Now that we have this “new” data set, we can determine how many days had a high proportion of excessive delays and cancellations. We will use 35% as our threshold.

sum_table_1 <- flights_w_dep_status %>% 
  group_by(month, day) %>% 
  summarize(percentage = mean(dep_status == "canceled" | dep_status == "delayed > 1hr") * 100,
            count = n()) %>% 
  filter(percentage > 35)
datatable(sum_table_1)

A little bit of research shows that the two days with the biggest percentages, February 8 and 9, were when “Winter Storm Nemo” rolled in, a huge blizzard categorized as a Category 3 bomb cyclone. Flights had to be canceled once it rolled in on the 8th, and the airports stayed closed most of the day on the 9th. There was also heavy snowfall on March 8th causing a lot of cancellations and delays, the day with the third-highest percentage. The rest of the days all had complications due to thunderstorms in the area, fog, or a combination of the two. When unsafe flying weather is detected, the FAA will issue ground stops and ground delay programs, limiting the number of flights that can depart on time.

Relationship between Cancellations and Departure Hour

We shift our focus from dates with high proportions of cancellations to times of day with high percentages. By changing the variable we group by in our summary table, we can easily make this shift. A line graph will help us visualize the trend in average percentage of cancellations and excessive delays throughout the day.

sum_table_2 <- flights_w_dep_status %>% 
  group_by(hour) %>% 
  summarize(percentage = 100 * mean(dep_status == "canceled" | dep_status == "delayed > 1hr"),
            count = n())
datatable(sum_table_2)

Note that the data table above had 1 entry at the 1:00 a.m. hour, and that 100% of flights at that hour were canceled or excessively delayed. We can take a closer look at that entry here:

outlier_flight <- filter(flights, hour == 1)
datatable(outlier_flight, options = list(scrollX = TRUE))

This entry was likely a repositioning flight, as it was scheduled to go from one NYC airport to another, but got canceled. This entry was likely added to the data set by mistake, as it was not a regular commercial flight. Therefore, we can exclude it when analyzing the trend in cancellations and excessive delays throughout the day. This is why we have chosen to begin our line graph at hour 5, as those were the earliest commercial flights.

ggplot(data = sum_table_2, mapping = aes(x = hour, y = percentage)) +
  geom_point() +
  geom_line() +
  xlim(5, 23) +
  ylim(0, 25)

This plot clearly shows that as the day goes on, the excessive delays and cancellations pile up. This makes sense because as flights start to get delayed, subsequent flights must wait for the delayed flight to finally take off, making the next flight delayed as well, and by hour 21 (9:00 p.m.), we see the riskiest time to have a flight, with approximately 20% of flights being delayed by over an hour or canceled. However, the 10 p.m. and 11 p.m. hours suddenly see a decrease. This is due to significantly lower volume of flight traffic in the night hours, as can be seen under the count variable in the data table above.
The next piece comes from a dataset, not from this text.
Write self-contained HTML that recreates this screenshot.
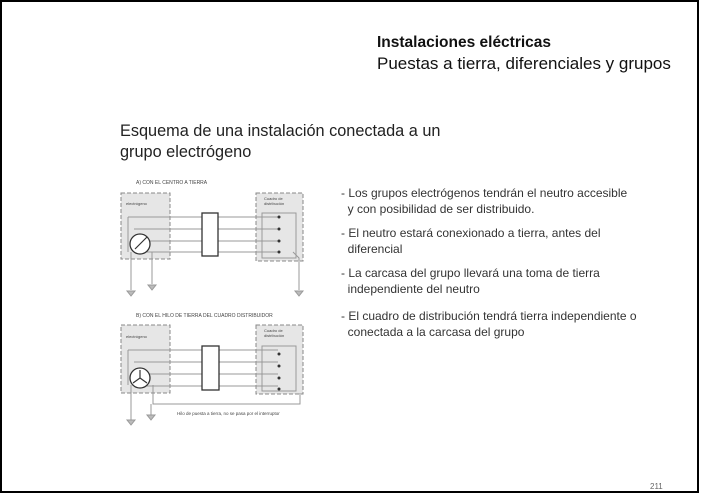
<!DOCTYPE html>
<html><head><meta charset="utf-8"><style>
body{margin:0;width:702px;height:497px;background:#fff;position:relative;overflow:hidden;font-family:"Liberation Sans",sans-serif;color:#222}
.frame{position:absolute;left:0;top:0;width:699px;height:493px;border-top:2px solid #000;border-left:2px solid #000;border-right:2px solid #000;border-bottom:2px solid #000;box-sizing:border-box}
.t{position:absolute;white-space:nowrap}
</style></head><body>
<div class="frame"></div>
<div class="t" style="left:377px;top:34px;font-size:15.5px;color:#111;font-weight:bold">Instalaciones eléctricas</div>
<div class="t" style="left:377px;top:54px;font-size:17px;color:#111">Puestas a tierra, diferenciales y grupos</div>
<div class="t" style="left:120px;top:121px;font-size:16.3px;line-height:21px;color:#222">Esquema de una instalación conectada a un<br>grupo electrógeno</div>
<div class="t" style="left:341px;top:185px;font-size:12px;line-height:16px;color:#333">
- Los grupos electrógenos tendrán el neutro accesible<br>&nbsp;&nbsp;y con posibilidad de ser distribuido.</div>
<div class="t" style="left:341px;top:225px;font-size:12px;line-height:16px;color:#333">
- El neutro estará conexionado a tierra, antes del<br>&nbsp;&nbsp;diferencial</div>
<div class="t" style="left:341px;top:265px;font-size:12px;line-height:16px;color:#333">
- La carcasa del grupo llevará una toma de tierra<br>&nbsp;&nbsp;independiente del neutro</div>
<div class="t" style="left:341px;top:308px;font-size:12px;line-height:16px;color:#333">
- El cuadro de distribución tendrá tierra independiente o<br>&nbsp;&nbsp;conectada a la carcasa del grupo</div>
<div class="t" style="top:482px;font-size:8px;color:#666;left:650px">211</div>
<svg width="702" height="497" style="position:absolute;left:0;top:0" font-family="Liberation Sans" >
<g fill="#e6e6e6" stroke="#888" stroke-dasharray="4,2" stroke-width="1">
<rect x="121" y="193" width="49" height="66"/><rect x="256" y="193" width="47" height="68"/>
<rect x="121" y="325" width="49" height="68"/><rect x="256" y="325" width="47" height="69"/>
</g>
<g fill="none" stroke="#999" stroke-width="1">
<rect x="262" y="213" width="34" height="45"/><rect x="262" y="346" width="34" height="45"/>
<path d="M128 217H278M128 217V252M134 229H278M146 241H278M140 252H278"/>
<path d="M131 252V290M152 252V284M293 252L299 258V290"/>
<path d="M128 350H278M128 350V385M134 362H278M146 374H278M140 386H278"/>
<path d="M131 385V420M153 385V404H300V393M151 404V415"/>
<path d="M127 291h8l-4 5z M148 285h8l-4 5z M295 291h8l-4 5z M127 420h8l-4 5z M147 415h8l-4 5z" fill="#bbb"/>
</g>
<g stroke="#333" stroke-width="1.3" fill="#fff">
<circle cx="140" cy="244" r="10"/><circle cx="140" cy="378" r="10"/>
<rect x="202" y="213" width="16" height="43"/><rect x="202" y="346" width="17" height="44"/>
</g>
<path d="M135 249L147 237M140 378V370M140 378L133 383M140 378L147 383" stroke="#333" stroke-width="1.2"/>
<g fill="#333"><circle cx="279" cy="217" r="1.5"/><circle cx="279" cy="229" r="1.5"/><circle cx="279" cy="241" r="1.5"/><circle cx="279" cy="252" r="1.5"/>
<circle cx="279" cy="354" r="1.5"/><circle cx="279" cy="366" r="1.5"/><circle cx="279" cy="378" r="1.5"/><circle cx="279" cy="389" r="1.5"/></g>
<g font-size="5" fill="#444">
<text x="136" y="184">A) CON EL CENTRO A TIERRA</text>
<text x="136" y="317">B) CON EL HILO DE TIERRA DEL CUADRO DISTRIBUIDOR</text>
<text x="126" y="205" font-size="4">electrógeno</text><text x="126" y="338" font-size="4">electrógeno</text>
<text x="264" y="200" font-size="4">Cuadro de</text><text x="264" y="205" font-size="4">distribución</text>
<text x="264" y="332" font-size="4">Cuadro de</text><text x="264" y="337" font-size="4">distribución</text>
<text x="177" y="415" font-size="4.5">Hilo de puesta a tierra, no se pasa por el interruptor</text>
</g>
</svg>
</body></html>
On Time Flights on Days with High Delay and Cancellation Percentages

Just because a particular date had a high proportion of flights that were canceled or excessively delayed doesn’t mean every flight was late. We will take a closer look at the flights that managed to still depart on time or early. This can most easily be done by combining the month and day variables into a single variable (which I will call monthday), and matching it with all the dates that show up in our table of dates with high percentages.

cancel_delay_date_list <- sum_table_1$month * 100 + sum_table_1$day
flights_v2 <- flights_w_dep_status %>% 
  mutate(monthday = month * 100 + day) %>% 
  filter(monthday %in% cancel_delay_date_list, dep_status == "on time") %>% 
  select(-monthday) %>% 
  arrange(month, day, dep_time)
datatable(flights_v2, options = list(scrollX = TRUE))

It seems reasonable to suggest that the flights that were on time or early were able to depart before the bad weather came in. We can test this hypothesis by finding the average departure hour for each day in our list.

sum_table_3 <- flights_v2 %>% 
  group_by(month, day) %>% 
  summarize(avg_dep_hour = mean(hour), count = n())
datatable(sum_table_3)

This summary table overwhelmingly support our hypothesis. All but one of these dates has an average departure hour of 8, 9, or 10 (which correspond to 8 a.m., 9 a.m., and 10 a.m.). We can check the average departure hour of all on time flights in 2013 for comparison:

ontime_flights <- flights_w_dep_status %>% 
  filter(dep_status == "on time")
mean(ontime_flights$hour)

## [1] 12.27121

On days without severe weather, the average departure hour of on time flights is around noon, further supporting our claim that on time flights on days with high proportions of excessive delays and cancellations must have been before the weather hit. Notice, however, the average departure hour of on time flights on February 9 was around 17, corresponding to 5 p.m. As stated earlier, a bad blizzard hit the east coast on February 8 which affected flight patterns for two days in a row. The afternoon hour indicates that flights were able to resume later in the day once the storm had cleared and runways were once again safe for takeoff.

Conclusion

In summary, we can conclude that days with high proportions of late or canceled flights were caused by severe weather, such as heavy snowfall, thunderstorms, and/or fog. On days where this was the case, the flights that still were able to depart on time mostly left before the weather hit. For all flights, the likelihood of a flight to be cancelled or excessively delayed increases as the day goes on, peaking at 9 p.m. and then decreasing again during the hours of lower flight traffic.